Stated task:
Write out all the lines again, precisely as they stand, but without the images.

Source data:
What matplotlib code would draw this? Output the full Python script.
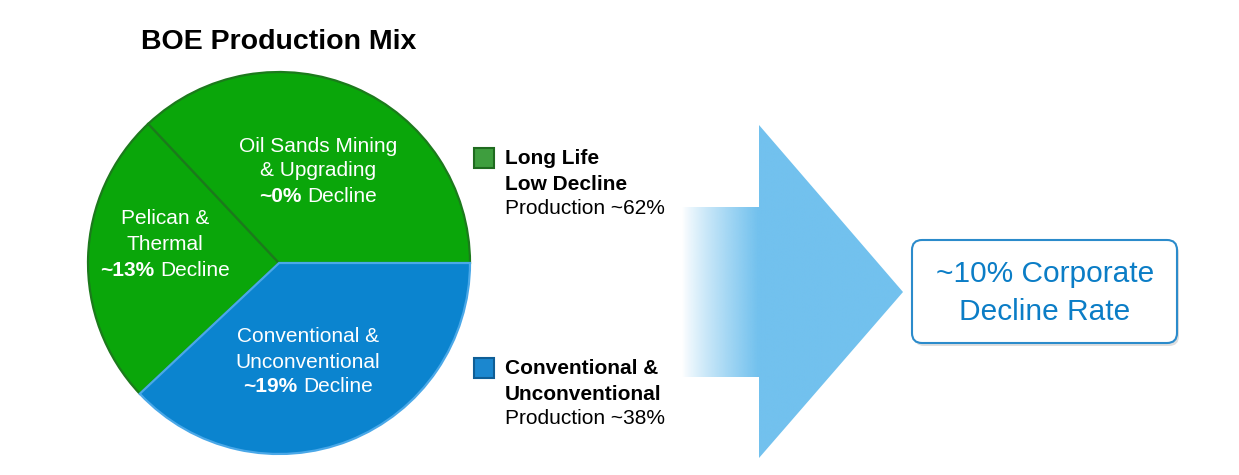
import matplotlib
matplotlib.use("Agg")
import matplotlib.pyplot as plt
import numpy as np
from matplotlib.patches import Polygon, FancyBboxPatch, Rectangle

# ---------------- data ----------------
segments = ["Conventional & Unconventional", "Pelican & Thermal", "Oil Sands Mining & Upgrading"]
shares = [38, 25, 37]            # % of BOE production
declines = [19, 13, 0]           # % decline rate
group_labels = [["Long Life", "Low Decline"], ["Conventional &", "Unconventional"]]
group_shares = [62, 38]
corporate_decline = 10
title = "BOE Production Mix"

FONT = "Liberation Sans"
GREEN = "#0AA60A"
BLUE = "#0B84CF"
ARROW = "#72C1EE"
BOXTXT = "#0B7DC6"

W, H = 1239, 475
fig = plt.figure(figsize=(W / 100, H / 100), dpi=100)
ax = fig.add_axes([0, 0, 1, 1])
renderer = fig.canvas.get_renderer()


def Y(y):
    return H - y


# ---------------- pie ----------------
colors = [BLUE, GREEN, GREEN]
wedges, _ = ax.pie(shares, colors=colors, startangle=0, counterclock=False,
                   center=(279, Y(263)), radius=191, frame=True,
                   wedgeprops=dict(linewidth=1.6))
wedges[0].set_edgecolor("#4AA8E8")
wedges[0].set_zorder(3)
wedges[1].set_edgecolor("#1C7A1C")
wedges[2].set_edgecolor("#1C7A1C")
for w in wedges[1:]:
    w.set_zorder(2)

ax.set_xlim(0, W)
ax.set_ylim(0, H)
ax.set_axis_off()


def gap_width(size, weight):
    t1 = ax.text(0, 0, "x x", fontsize=size, fontweight=weight, family=FONT)
    t2 = ax.text(0, 0, "xx", fontsize=size, fontweight=weight, family=FONT)
    g = t1.get_window_extent(renderer).width - t2.get_window_extent(renderer).width
    t1.remove(); t2.remove()
    return g


def seg_line(x, y, segs, size, color, ha="center", zorder=5):
    objs, widths = [], []
    for s, wgt in segs:
        t = ax.text(0, Y(y), s, fontsize=size, fontweight=wgt, color=color,
                    va="center", ha="left", family=FONT, zorder=zorder)
        widths.append(t.get_window_extent(renderer).width)
        objs.append(t)
    gap = gap_width(size, "normal")
    total = sum(widths) + gap * (len(segs) - 1)
    x0 = x - total / 2 if ha == "center" else x
    for t, wd in zip(objs, widths):
        t.set_x(x0)
        x0 += wd + gap


PS = 15
# Oil sands label
seg_line(318, 146, [("Oil Sands Mining", "normal")], PS, "white")
seg_line(318, 171, [("& Upgrading", "normal")], PS, "white")
seg_line(318, 196, [(f"~{declines[2]}%", "bold"), ("Decline", "normal")], PS, "white")
# Pelican label
seg_line(165, 219, [("Pelican &", "normal")], PS, "white")
seg_line(165, 245, [("Thermal", "normal")], PS, "white")
seg_line(165, 271, [(f"~{declines[1]}%", "bold"), ("Decline", "normal")], PS, "white")
# Conventional label
seg_line(308, 337, [("Conventional &", "normal")], PS, "white")
seg_line(308, 362, [("Unconventional", "normal")], PS, "white")
seg_line(308, 387, [(f"~{declines[0]}%", "bold"), ("Decline", "normal")], PS, "white")

# title
ax.text(279, Y(42), title, fontsize=20.5, fontweight="bold", family=FONT,
        ha="center", va="center", color="black")

# ---------------- legend ----------------
leg_colors = [("#3E9E3E", "#1F6B1F"), ("#1B87CF", "#0F5E96")]
leg_tops = [148, 358]
for (fc, ec), top, lbl, sh in zip(leg_colors, leg_tops, group_labels, group_shares):
    ax.add_patch(Rectangle((474, Y(top + 20)), 20, 20, facecolor=fc, edgecolor=ec,
                           linewidth=1.5, zorder=4))
    ax.text(505, Y(top + 11), lbl[0], fontsize=PS, fontweight="bold", family=FONT,
            ha="left", va="center")
    ax.text(505, Y(top + 36), lbl[1], fontsize=PS, fontweight="bold", family=FONT,
            ha="left", va="center")
    ax.text(505, Y(top + 61), f"Production ~{sh}%", fontsize=PS, family=FONT,
            ha="left", va="center")

# ---------------- arrow ----------------
arrow_pts = [(680, 207), (759, 207), (759, 125), (903, 292), (759, 458),
             (759, 377), (680, 377)]
poly = Polygon([(x, Y(y)) for x, y in arrow_pts], closed=True, facecolor="none",
               edgecolor="none")
ax.add_patch(poly)
nx = 300
xs = np.linspace(678, 905, nx)
alpha = np.clip((xs - 682) / (758 - 682), 0, 1) ** 0.85
rgb = np.array(matplotlib.colors.to_rgb(ARROW))
img = np.zeros((2, nx, 4))
img[..., :3] = rgb
img[..., 3] = alpha
im = ax.imshow(img, extent=(678, 905, Y(460), Y(123)), aspect="auto",
               interpolation="bilinear", zorder=1)
im.set_clip_path(poly)
ax.set_xlim(0, W)
ax.set_ylim(0, H)

# ---------------- result box ----------------
bx0, by0, bx1, by1 = 912, 240, 1177, 343
shadow = FancyBboxPatch((bx0 + 2, Y(by1 + 3)), bx1 - bx0, by1 - by0,
                        boxstyle="round,pad=0,rounding_size=10",
                        facecolor="#C8C8C8", edgecolor="none", alpha=0.6, zorder=3)
ax.add_patch(shadow)
box = FancyBboxPatch((bx0, Y(by1)), bx1 - bx0, by1 - by0,
                     boxstyle="round,pad=0,rounding_size=10",
                     facecolor="white", edgecolor="#2B8BCB", linewidth=1.5, zorder=4)
ax.add_patch(box)
ax.text(1045, Y(274), f"~{corporate_decline}% Corporate", fontsize=21.5, family=FONT,
        color=BOXTXT, ha="center", va="center", zorder=5)
ax.text(1045, Y(312), "Decline Rate", fontsize=21.5, family=FONT,
        color=BOXTXT, ha="center", va="center", zorder=5)

fig.savefig("out.png", dpi=100)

Answer for this exercise:
What matplotlib code would draw this? Output the full Python script.
import matplotlib
matplotlib.use("Agg")
import matplotlib.pyplot as plt
import numpy as np
from matplotlib.patches import Polygon, FancyBboxPatch, Rectangle

# ---------------- data ----------------
segments = ["Conventional & Unconventional", "Pelican & Thermal", "Oil Sands Mining & Upgrading"]
shares = [38, 25, 37]            # % of BOE production
declines = [19, 13, 0]           # % decline rate
group_labels = [["Long Life", "Low Decline"], ["Conventional &", "Unconventional"]]
group_shares = [62, 38]
corporate_decline = 10
title = "BOE Production Mix"

FONT = "Liberation Sans"
GREEN = "#0AA60A"
BLUE = "#0B84CF"
ARROW = "#72C1EE"
BOXTXT = "#0B7DC6"

W, H = 1239, 475
fig = plt.figure(figsize=(W / 100, H / 100), dpi=100)
ax = fig.add_axes([0, 0, 1, 1])
renderer = fig.canvas.get_renderer()


def Y(y):
    return H - y


# ---------------- pie ----------------
colors = [BLUE, GREEN, GREEN]
wedges, _ = ax.pie(shares, colors=colors, startangle=0, counterclock=False,
                   center=(279, Y(263)), radius=191, frame=True,
                   wedgeprops=dict(linewidth=1.6))
wedges[0].set_edgecolor("#4AA8E8")
wedges[0].set_zorder(3)
wedges[1].set_edgecolor("#1C7A1C")
wedges[2].set_edgecolor("#1C7A1C")
for w in wedges[1:]:
    w.set_zorder(2)

ax.set_xlim(0, W)
ax.set_ylim(0, H)
ax.set_axis_off()


def gap_width(size, weight):
    t1 = ax.text(0, 0, "x x", fontsize=size, fontweight=weight, family=FONT)
    t2 = ax.text(0, 0, "xx", fontsize=size, fontweight=weight, family=FONT)
    g = t1.get_window_extent(renderer).width - t2.get_window_extent(renderer).width
    t1.remove(); t2.remove()
    return g


def seg_line(x, y, segs, size, color, ha="center", zorder=5):
    objs, widths = [], []
    for s, wgt in segs:
        t = ax.text(0, Y(y), s, fontsize=size, fontweight=wgt, color=color,
                    va="center", ha="left", family=FONT, zorder=zorder)
        widths.append(t.get_window_extent(renderer).width)
        objs.append(t)
    gap = gap_width(size, "normal")
    total = sum(widths) + gap * (len(segs) - 1)
    x0 = x - total / 2 if ha == "center" else x
    for t, wd in zip(objs, widths):
        t.set_x(x0)
        x0 += wd + gap


PS = 15
# Oil sands label
seg_line(318, 146, [("Oil Sands Mining", "normal")], PS, "white")
seg_line(318, 171, [("& Upgrading", "normal")], PS, "white")
seg_line(318, 196, [(f"~{declines[2]}%", "bold"), ("Decline", "normal")], PS, "white")
# Pelican label
seg_line(165, 219, [("Pelican &", "normal")], PS, "white")
seg_line(165, 245, [("Thermal", "normal")], PS, "white")
seg_line(165, 271, [(f"~{declines[1]}%", "bold"), ("Decline", "normal")], PS, "white")
# Conventional label
seg_line(308, 337, [("Conventional &", "normal")], PS, "white")
seg_line(308, 362, [("Unconventional", "normal")], PS, "white")
seg_line(308, 387, [(f"~{declines[0]}%", "bold"), ("Decline", "normal")], PS, "white")

# title
ax.text(279, Y(42), title, fontsize=20.5, fontweight="bold", family=FONT,
        ha="center", va="center", color="black")

# ---------------- legend ----------------
leg_colors = [("#3E9E3E", "#1F6B1F"), ("#1B87CF", "#0F5E96")]
leg_tops = [148, 358]
for (fc, ec), top, lbl, sh in zip(leg_colors, leg_tops, group_labels, group_shares):
    ax.add_patch(Rectangle((474, Y(top + 20)), 20, 20, facecolor=fc, edgecolor=ec,
                           linewidth=1.5, zorder=4))
    ax.text(505, Y(top + 11), lbl[0], fontsize=PS, fontweight="bold", family=FONT,
            ha="left", va="center")
    ax.text(505, Y(top + 36), lbl[1], fontsize=PS, fontweight="bold", family=FONT,
            ha="left", va="center")
    ax.text(505, Y(top + 61), f"Production ~{sh}%", fontsize=PS, family=FONT,
            ha="left", va="center")

# ---------------- arrow ----------------
arrow_pts = [(680, 207), (759, 207), (759, 125), (903, 292), (759, 458),
             (759, 377), (680, 377)]
poly = Polygon([(x, Y(y)) for x, y in arrow_pts], closed=True, facecolor="none",
               edgecolor="none")
ax.add_patch(poly)
nx = 300
xs = np.linspace(678, 905, nx)
alpha = np.clip((xs - 682) / (758 - 682), 0, 1) ** 0.85
rgb = np.array(matplotlib.colors.to_rgb(ARROW))
img = np.zeros((2, nx, 4))
img[..., :3] = rgb
img[..., 3] = alpha
im = ax.imshow(img, extent=(678, 905, Y(460), Y(123)), aspect="auto",
               interpolation="bilinear", zorder=1)
im.set_clip_path(poly)
ax.set_xlim(0, W)
ax.set_ylim(0, H)

# ---------------- result box ----------------
bx0, by0, bx1, by1 = 912, 240, 1177, 343
shadow = FancyBboxPatch((bx0 + 2, Y(by1 + 3)), bx1 - bx0, by1 - by0,
                        boxstyle="round,pad=0,rounding_size=10",
                        facecolor="#C8C8C8", edgecolor="none", alpha=0.6, zorder=3)
ax.add_patch(shadow)
box = FancyBboxPatch((bx0, Y(by1)), bx1 - bx0, by1 - by0,
                     boxstyle="round,pad=0,rounding_size=10",
                     facecolor="white", edgecolor="#2B8BCB", linewidth=1.5, zorder=4)
ax.add_patch(box)
ax.text(1045, Y(274), f"~{corporate_decline}% Corporate", fontsize=21.5, family=FONT,
        color=BOXTXT, ha="center", va="center", zorder=5)
ax.text(1045, Y(312), "Decline Rate", fontsize=21.5, family=FONT,
        color=BOXTXT, ha="center", va="center", zorder=5)

fig.savefig("out.png", dpi=100)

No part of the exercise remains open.